From the Fathers


Nineteenth Sunday After Pentecost

Dearly beloved, the reading from the holy gospel about the sower requires no explanation, but only a word of warning. In fact, the explanation has been given by Truth Himself, and it cannot be disputed by a frail human being. However, there is one point in our Lords exposition which you ought to weigh well. It is this. If I told you that the seed represented the word, the field the world, the birds the demons, and the thorns riches, you would perhaps be in two minds as to whether to believe me. Therefore, the Lord himself deigned to explain what He had said.

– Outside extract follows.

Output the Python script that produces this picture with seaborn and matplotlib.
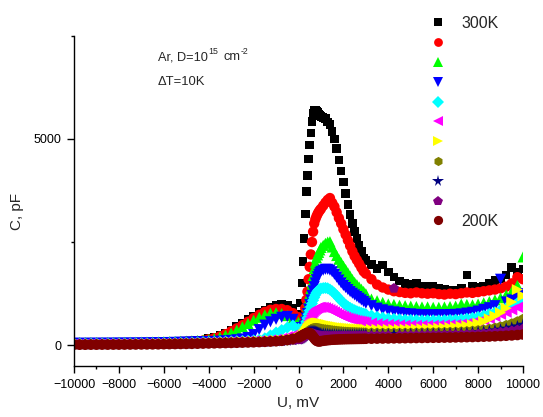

Store up in your minds the Lord’s words which you receive through your ears, for the word of the Lord is the nourishment of the mind. When His word is heard but not stored away in the memory, it is like food which has been eaten and then rejected by an upset stomach. A person’s life is in danger if he cannot retain his food; so if you receive the food of holy exhortations, but fail to store in your memory those words of life which nurture righteousness, you have good reason to fear the danger of everlasting death. Be careful, then, that the word you have received through your ears remains in your heart.
Remember these words: “He who has ears to hear, let him hear.” All who were there listening to Christ had ears of the body. But He who said to those same people: “He who has ears to hear, let him hear,” was referring, beyond doubt, to the ears of the heart. See then that the discourse which you hear takes root in your heart.